Questi problemi sempre rilevanti si acuiscono nel momento in cui le tornate elettorali portano il tema della gestione dei migranti al centro della competizione elettorale e sono presenti forze politiche che di questo tema si impadroniscono. E’ quello che sta succedendo in questo momento, quando, oltre ad una serie di elezioni nazionali (Slovacchia, Polonia, Paesi Bassi) si avvicinano le elezioni europee che coinvolgeranno tutti i paesi dell’Unione. Queste elezioni, vista la grande debolezza dei partiti europei, sono ancora in misura preponderante elezioni nazionali che in ogni paese si combattono tra i partiti locali.
Il tema dei migranti, soprattutto in alcuni paesi, assume una rilevanza particolare nelle dinamiche competitive di questi partiti. Nello stesso tempo però quello che succede a livello nazionale non è isolato dal contesto europeo dal quale si aspettano soluzioni per i problemi che i governi nazionali faticano a risolvere da soli (come appunto il problema della gestione e accoglienza dei migranti). La possibilità che dinamiche competitive esasperate a livello nazionale rendano più difficile trovare soluzioni (di compromesso) a livello europeo si accrescono.

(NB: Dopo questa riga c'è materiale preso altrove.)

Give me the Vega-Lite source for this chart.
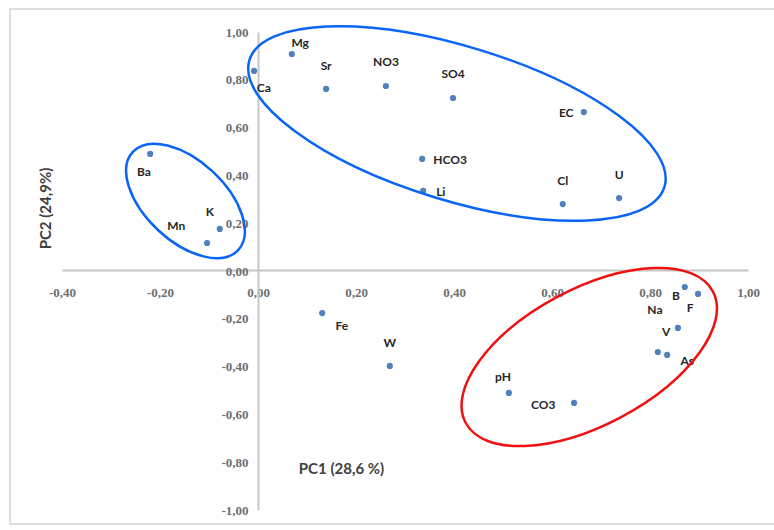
{
  "$schema": "https://vega.github.io/schema/vega-lite/v6.json",
  "width": 686,
  "height": 478,
  "autosize": "none",
  "padding": {"left": 62, "top": 32, "right": 26, "bottom": 20},
  "background": "white",
  "config": {"view": {"stroke": null}, "font": "Lato"},
  "datasets": {
    "loadings": [
      {"el": "Ca", "pc1": -0.008, "pc2": 0.837},
      {"el": "Mg", "pc1": 0.069, "pc2": 0.908},
      {"el": "Sr", "pc1": 0.139, "pc2": 0.762},
      {"el": "NO3", "pc1": 0.261, "pc2": 0.774},
      {"el": "SO4", "pc1": 0.398, "pc2": 0.724},
      {"el": "EC", "pc1": 0.665, "pc2": 0.665},
      {"el": "HCO3", "pc1": 0.335, "pc2": 0.469},
      {"el": "Li", "pc1": 0.337, "pc2": 0.335},
      {"el": "Cl", "pc1": 0.622, "pc2": 0.28},
      {"el": "U", "pc1": 0.737, "pc2": 0.305},
      {"el": "Ba", "pc1": -0.22, "pc2": 0.49},
      {"el": "K", "pc1": -0.078, "pc2": 0.176},
      {"el": "Mn", "pc1": -0.104, "pc2": 0.117},
      {"el": "Fe", "pc1": 0.131, "pc2": -0.176},
      {"el": "W", "pc1": 0.269, "pc2": -0.397},
      {"el": "pH", "pc1": 0.512, "pc2": -0.51},
      {"el": "CO3", "pc1": 0.645, "pc2": -0.552},
      {"el": "B", "pc1": 0.871, "pc2": -0.067},
      {"el": "F", "pc1": 0.898, "pc2": -0.096},
      {"el": "V", "pc1": 0.857, "pc2": -0.238},
      {"el": "Na", "pc1": 0.816, "pc2": -0.339},
      {"el": "As", "pc1": 0.835, "pc2": -0.351}
    ],
    "labels": [
      {"el": "Ca", "lx": 0.012, "ly": 0.766},
      {"el": "Mg", "lx": 0.086, "ly": 0.954},
      {"el": "Sr", "lx": 0.139, "ly": 0.858},
      {"el": "NO3", "lx": 0.261, "ly": 0.874},
      {"el": "SO4", "lx": 0.398, "ly": 0.824},
      {"el": "EC", "lx": 0.629, "ly": 0.661},
      {"el": "HCO3", "lx": 0.392, "ly": 0.464},
      {"el": "Li", "lx": 0.373, "ly": 0.331},
      {"el": "Cl", "lx": 0.622, "ly": 0.377},
      {"el": "U", "lx": 0.737, "ly": 0.402},
      {"el": "Ba", "lx": -0.233, "ly": 0.414},
      {"el": "K", "lx": -0.098, "ly": 0.247},
      {"el": "Mn", "lx": -0.167, "ly": 0.188},
      {"el": "Fe", "lx": 0.171, "ly": -0.23},
      {"el": "W", "lx": 0.269, "ly": -0.301},
      {"el": "pH", "lx": 0.5, "ly": -0.444},
      {"el": "CO3", "lx": 0.582, "ly": -0.561},
      {"el": "B", "lx": 0.853, "ly": -0.105},
      {"el": "F", "lx": 0.882, "ly": -0.155},
      {"el": "Na", "lx": 0.81, "ly": -0.163},
      {"el": "V", "lx": 0.833, "ly": -0.255},
      {"el": "As", "lx": 0.876, "ly": -0.377}
    ],
    "groups": [
      {"group": "big", "cx": 0.406, "cy": 0.617},
      {"group": "small", "cx": -0.148, "cy": 0.293},
      {"group": "red", "cx": 0.676, "cy": -0.36}
    ]
  },
  "layer": [
    {
      "data": {"name": "loadings"},
      "mark": {"type": "circle", "size": 38, "color": "#4f81bd", "opacity": 1},
      "encoding": {
        "x": {
          "field": "pc1", "type": "quantitative", "title": "PC1 (28,6 %)",
          "scale": {"domain": [-0.4, 1], "nice": false, "zero": false},
          "axis": {
            "values": [-0.4, -0.2, 0, 0.2, 0.4, 0.6, 0.8, 1.0],
            "offset": -240,
            "labelExpr": "replace(replace(format(datum.value,'.2f'),'.',','),'\u2212','-')",
            "ticks": false, "grid": false,
            "domainColor": "#c6c6c6", "domainWidth": 2,
            "labelFont": "Liberation Serif", "labelFontSize": 13, "labelFontWeight": "bold", "labelColor": "#6e6e6e",
            "labelPadding": 16, "labelOverlap": false, "labelFlush": false,
            "titleX": 279, "titleY": 198,
            "titleAlign": "center", "titleBaseline": "middle",
            "titleFont": "Lato", "titleFontSize": 15, "titleFontWeight": "bold", "titleColor": "#404040"
          }
        },
        "y": {
          "field": "pc2", "type": "quantitative", "title": "PC2 (24,9%)",
          "scale": {"domain": [-1, 1], "nice": false, "zero": false},
          "axis": {
            "values": [-1, -0.8, -0.6, -0.4, -0.2, 0, 0.2, 0.4, 0.6, 0.8, 1.0],
            "offset": -196,
            "labelExpr": "replace(replace(format(datum.value,'.2f'),'.',','),'\u2212','-')",
            "ticks": false, "grid": false,
            "domainColor": "#c6c6c6", "domainWidth": 2,
            "labelFont": "Liberation Serif", "labelFontSize": 13, "labelFontWeight": "bold", "labelColor": "#6e6e6e",
            "labelPadding": 10, "labelOverlap": false, "labelFlush": false,
            "titleX": -213, "titleY": 176, "titleAngle": -90,
            "titleAlign": "center", "titleBaseline": "middle",
            "titleFont": "Lato", "titleFontSize": 15, "titleFontWeight": "bold", "titleColor": "#404040"
          }
        }
      }
    },
    {
      "data": {"values": [{}]},
      "mark": {"type": "rect", "fill": null, "stroke": "#d4d4d4", "strokeWidth": 1.5, "clip": false},
      "encoding": {
        "x": {"datum": -0.506, "type": "quantitative", "title": "PC1 (28,6 %)", "scale": {"domain": [-0.4, 1], "nice": false, "zero": false}},
        "x2": {"datum": 1.12},
        "y": {"datum": 1.096, "type": "quantitative", "title": "PC2 (24,9%)", "scale": {"domain": [-1, 1], "nice": false, "zero": false}},
        "y2": {"datum": -1.059}
      }
    },
    {
      "data": {"name": "labels"},
      "mark": {"type": "text", "font": "Lato", "fontSize": 12, "fontWeight": "bold", "color": "#262626", "align": "center", "baseline": "middle"},
      "encoding": {
        "x": {"field": "lx", "type": "quantitative", "title": "PC1 (28,6 %)", "scale": {"domain": [-0.4, 1], "nice": false, "zero": false}},
        "y": {"field": "ly", "type": "quantitative", "title": "PC2 (24,9%)", "scale": {"domain": [-1, 1], "nice": false, "zero": false}},
        "text": {"field": "el"}
      }
    },
    {
      "data": {"name": "groups"},
      "transform": [{"filter": "datum.group === 'big'"}],
      "mark": {"type": "point", "shape": "M-1,0A1,0.355 0 1,0 1,0A1,0.355 0 1,0 -1,0Z", "size": 188356, "angle": 17, "filled": false, "fill": null, "stroke": "#0a64f5", "strokeWidth": 2.5, "opacity": 1, "clip": false},
      "encoding": {
        "x": {"field": "cx", "type": "quantitative", "title": "PC1 (28,6 %)", "scale": {"domain": [-0.4, 1], "nice": false, "zero": false}},
        "y": {"field": "cy", "type": "quantitative", "title": "PC2 (24,9%)", "scale": {"domain": [-1, 1], "nice": false, "zero": false}}
      }
    },
    {
      "data": {"name": "groups"},
      "transform": [{"filter": "datum.group === 'small'"}],
      "mark": {"type": "point", "shape": "M-1,0A1,0.556 0 1,0 1,0A1,0.556 0 1,0 -1,0Z", "size": 20736, "angle": 43, "filled": false, "fill": null, "stroke": "#0a64f5", "strokeWidth": 2.5, "opacity": 1, "clip": false},
      "encoding": {
        "x": {"field": "cx", "type": "quantitative", "title": "PC1 (28,6 %)", "scale": {"domain": [-0.4, 1], "nice": false, "zero": false}},
        "y": {"field": "cy", "type": "quantitative", "title": "PC2 (24,9%)", "scale": {"domain": [-1, 1], "nice": false, "zero": false}}
      }
    },
    {
      "data": {"name": "groups"},
      "transform": [{"filter": "datum.group === 'red'"}],
      "mark": {"type": "point", "shape": "M-1,0A1,0.486 0 1,0 1,0A1,0.486 0 1,0 -1,0Z", "size": 78400, "angle": -28, "filled": false, "fill": null, "stroke": "#f01010", "strokeWidth": 2.5, "opacity": 1, "clip": false},
      "encoding": {
        "x": {"field": "cx", "type": "quantitative", "title": "PC1 (28,6 %)", "scale": {"domain": [-0.4, 1], "nice": false, "zero": false}},
        "y": {"field": "cy", "type": "quantitative", "title": "PC2 (24,9%)", "scale": {"domain": [-1, 1], "nice": false, "zero": false}}
      }
    }
  ]
}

Per semplificare è facile osservare che il di per sé non facile raggiungimento di soluzioni soddisfacenti sia per i diversi interessi nazionali che per la tenuta dello spazio europeo è fortemente ostacolato se i governi nazionali devono difendersi in casa dagli attacchi di forze politiche che gridano al tradimento dell’interesse nazionale e accusano i governi stranieri di congiurare contro il paese.
In questa congiuntura i governi dei tre paesi più grandi dell’Unione, Francia, Germania e Italia, senza una convergenza tra i quali è difficile trovare una soluzione europea soddisfacente, si trovano tutti e tre ad affrontare una competizione interna particolarmente insidiosa. In Francia e Germania Macron e Scholz hanno a che fare rispettivamente con il Rassemblement National e con Alleanza per la Germania, due forze esasperatamente nazionaliste che i sondaggi danno oggi in netto vantaggio rispetto al principale partito di governo. In Italia la situazione è più strana perché la spinta più estremista in materia di migrazioni e sovranismo viene addirittura da dentro al governo, cioè dalla Lega! Anche se la Lega non appare al momento un competitore così temibile del partito del capo dell’esecutivo sul piano quantitativo come nei casi francesi e tedesco, il suo controcanto rappresenta una indubbia spina per il governo e ne rende più confusa l’azione.
C’è una alternativa a questo stato delle cose? o la situazione è destinata a peggiorare con una rincorsa nazionale a posizioni intransigenti che accrescono le tensioni tra gli stati e affossano ogni accordo europeo? La strada c’è anche se è difficile e richiederebbe un forte senso di responsabilità dei governi. Alla base deve esserci il chiaro riconoscimento che soluzioni nazionali (compatibili con i principi umanitari e democratici) ai problemi delle migrazioni irregolari non ci sono. Solo una soluzione collaborativa europea che contemperi risposte a breve e risposte a più lungo termine e che uniscano la dimensione europea interna e quella esterna (con un robusto programma di cooperazione con i paesi africani) stemperando le tensioni tra gli stati può consentire di gestire un fenomeno che non è passeggero. Per aprire questa strada un esplicito accordo tra i tre grandi paesi tale da marginalizzare le spinte estremiste, togliere vento alle loro ali e mostrare all’opinione pubblica che ci sono soluzioni ragionevoli è indispensabile. Sapranno Macron, Meloni e Scholz con l’appoggio delle istituzioni europee perseguire con responsabilità e determinazione questa strada ed essere all’altezza di questa sfida? Se la risposta fosse positiva il senso di questa campagna elettorale per il Parlamento europeo potrebbe cambiare decisamente in meglio. E il gioco distruttivo degli estremismi potrebbe essere tenuto in scacco. E’ una illusione sperarlo?